Beware The False Consensus Trap
You launch a campaign you love.
Your team loves it.
Your boss loves it.
Then it flops.
Welcome to false consensus land, where marketers believe their ideas resonate with everyone when they connect with no one because they assume their audience thinks like them. The act of projecting your preferences onto strangers allows you to mistake team enthusiasm for market validation. Essentially, this bias tricks you into believing your opinions represent the norm when they don't.
The good news is that both rookies and veterans fall into this trap daily. What are some of the costs of not learning to avoid the false consensus effect? No need to organize a groupthink to figure that out. Here are the most common consensus mistakes/costs:
1. Crafting messaging that assumes your audience shares your politics. Half your market disappears because you alienated customers who think differently.

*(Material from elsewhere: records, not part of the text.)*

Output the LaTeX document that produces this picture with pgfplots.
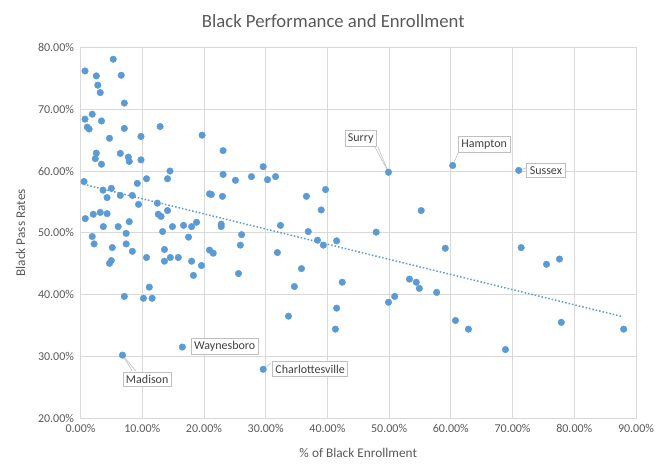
\documentclass[border=0pt]{standalone}
\usepackage{pgfplots}
\pgfplotsset{compat=1.18}
\usepackage{fontspec}
\setmainfont{Carlito}
\definecolor{pt}{HTML}{5B9BD5}
\definecolor{txt}{HTML}{595959}
\definecolor{grd}{HTML}{D9D9D9}
\definecolor{lblb}{HTML}{BFBFBF}
\definecolor{lblt}{HTML}{404040}
\begin{document}
\begin{tikzpicture}[x=1bp,y=1bp]
\useasboundingbox (0,0) rectangle (667,474);
\begin{axis}[
  at={(80.5bp,55.9bp)}, anchor=south west,
  scale only axis, width=555.5bp, height=370.6bp,
  xmin=0, xmax=90, ymin=20, ymax=80,
  xtick={0,10,...,90}, ytick={20,30,...,80},
  xticklabel={\pgfmathprintnumber[fixed,fixed zerofill,precision=2]{\tick}\%},
  yticklabel={\pgfmathprintnumber[fixed,fixed zerofill,precision=2]{\tick}\%},
  /pgf/number format/assume math mode=true,
  ticklabel style={font=\fontsize{12bp}{14bp}\selectfont, text=txt},
  xticklabel style={yshift=-3bp},
  yticklabel style={xshift=-3bp},
  major tick length=0pt,
  grid=major, major grid style={grd, line width=0.75bp},
  axis line style={grd, line width=0.75bp},
  clip=false,
  title={Black Performance and Enrollment},
  title style={font=\fontsize{18.7bp}{22bp}\selectfont, text=txt, at={(0.455,1)}, yshift=10bp},
  xlabel={\% of Black Enrollment},
  ylabel={Black Pass Rates},
  label style={font=\fontsize{13.3bp}{16bp}\selectfont, text=txt},
  xlabel style={yshift=-9bp},
  ylabel style={yshift=6bp},
]
\addplot[only marks, mark=*, mark size=3.3bp, mark options={fill=pt, draw=pt}] coordinates {
(5.3,78.1) (0.73,76.2) (2.56,75.4) (6.6,75.5) (2.8,73.9) (3.2,72.7) (7.1,71.0)
(1.9,69.2) (0.73,68.4) (3.4,68.1) (1.1,67.1) (1.4,66.8) (7.1,66.9) (12.9,67.2)
(9.8,65.6) (19.7,65.8) (4.7,65.3) (2.56,62.9) (2.4,62.0) (6.45,62.85) (7.75,62.25)
(7.9,61.55) (9.8,61.8) (3.4,61.1) (14.5,60.0) (0.57,58.3) (10.7,58.75) (9.2,58.0)
(14.1,58.75) (3.65,56.9) (5.0,57.2) (4.3,55.7) (6.45,56.05) (8.4,56.05) (9.4,54.6)
(12.45,54.8) (12.6,53.0) (13.05,52.65) (14.1,53.6) (0.78,52.3) (2.07,53.0) (3.2,53.3)
(4.3,53.1) (3.7,51.0) (6.1,51.0) (7.9,51.8) (7.4,49.9) (13.3,50.2) (14.9,51.0)
(16.7,51.2) (18.0,51.0) (18.8,51.7) (17.5,49.3) (1.9,49.4) (2.2,48.2) (5.15,47.6)
(7.4,48.2) (8.4,47.0) (13.6,47.3) (10.7,46.0) (13.6,45.4) (14.55,46.0) (15.85,46.0)
(18.0,45.4) (19.6,44.7) (18.3,43.1) (5.0,45.5) (4.7,45.05) (11.15,41.2) (7.1,39.7)
(10.2,39.4) (11.6,39.4) (20.9,56.3) (20.9,47.2) (21.5,46.7) (6.8,30.2) (16.5,31.5)
(23.1,63.3) (29.6,60.7) (23.1,59.45) (25.1,58.5) (27.7,59.1) (30.3,58.6) (31.6,59.1)
(21.2,56.2) (23.0,55.9) (36.6,55.9) (39.7,57.0) (39.0,53.7) (22.8,51.4) (22.8,51.0)
(26.1,49.7) (32.4,51.2) (36.9,50.2) (38.4,48.8) (41.5,48.7) (25.9,48.0) (31.9,46.8)
(39.35,48.0) (25.6,43.4) (35.8,44.2) (34.65,41.3) (42.4,42.0) (41.5,37.8) (33.7,36.5)
(41.3,34.4) (29.6,27.9)
(49.9,59.8) (60.3,60.9) (55.2,53.6) (47.9,50.1) (59.1,47.5) (53.3,42.5) (54.4,42.0)
(54.9,41.0) (57.7,40.35) (50.9,39.7) (49.9,38.75) (60.75,35.8) (62.85,34.4)
(71.0,60.1) (71.4,47.6) (75.5,44.9) (77.6,45.75) (77.9,35.5) (88.0,34.4) (68.85,31.1)
};
\addplot[pt, line width=1.5bp, dotted, no marks] coordinates {(0.5,57.85) (87.9,36.4)};
% data labels
\tikzset{dl/.style={draw=lblb, fill=white, text=lblt, font=\fontsize{12bp}{14bp}\selectfont, inner sep=3bp, line width=0.6bp},
         ll/.style={draw=lblb, line width=0.6bp}}
\draw[ll] (axis cs:47.7,63.9) -- (axis cs:49.9,59.8);
\draw[ll] (axis cs:48.2,63.9) -- (axis cs:49.9,59.8);
\node[dl] at (axis cs:45.4,65.3) {Surry};
\draw[ll] (axis cs:61.2,63.0) -- (axis cs:60.3,60.9);
\node[dl] at (axis cs:65.4,64.3) {Hampton};
\draw[ll] (axis cs:72.2,60.5) -- (axis cs:71.0,60.1);
\node[dl] at (axis cs:75.4,60.1) {Sussex};
\node[dl] at (axis cs:23.35,31.6) {Waynesboro};
\draw[ll] (axis cs:30.8,28.9) -- (axis cs:29.6,27.9);
\node[dl] at (axis cs:37.2,27.95) {Charlottesville};
\draw[ll] (axis cs:6.8,30.2) -- (axis cs:8.4,27.6);
\draw[ll] (axis cs:6.8,30.2) -- (axis cs:9.0,27.6);
\node[dl] at (axis cs:10.8,26.25) {Madison};
\end{axis}
\end{tikzpicture}
\end{document}
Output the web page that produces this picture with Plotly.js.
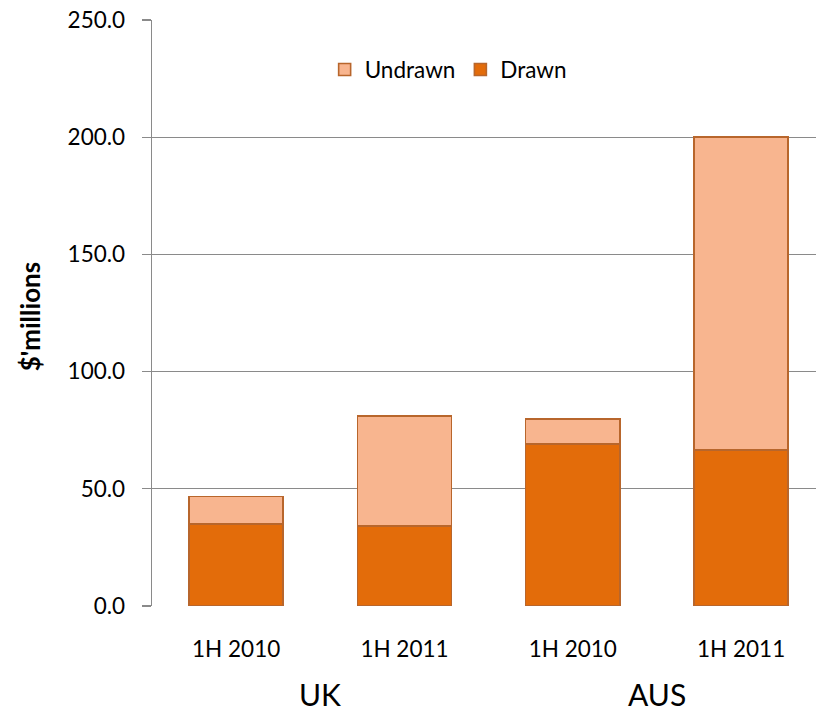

2. Designing campaigns reflecting your background, assuming universal appeal. This "inclusive" message excludes entire demographics because of cultural blind spots.
3. Creating content based on your generation's preferences, causing younger and older consumers to scroll right on by.
4. Validating bad ideas because everyone shares similar backgrounds.
5. Missing warning signs because dissent feels uncomfortable.
6. Messaging becomes narrow as you increasingly speak to people like you while alienating broader segments.
7. Cherry-picking research confirming your assumptions and ignoring contradictory evidence because it challenges your worldview.
The better your message makes you feel about yourself, the less likely it is that you are convincing anyone else, so question your assumptions relentlessly and seek out voices that challenge the prevailing perspective.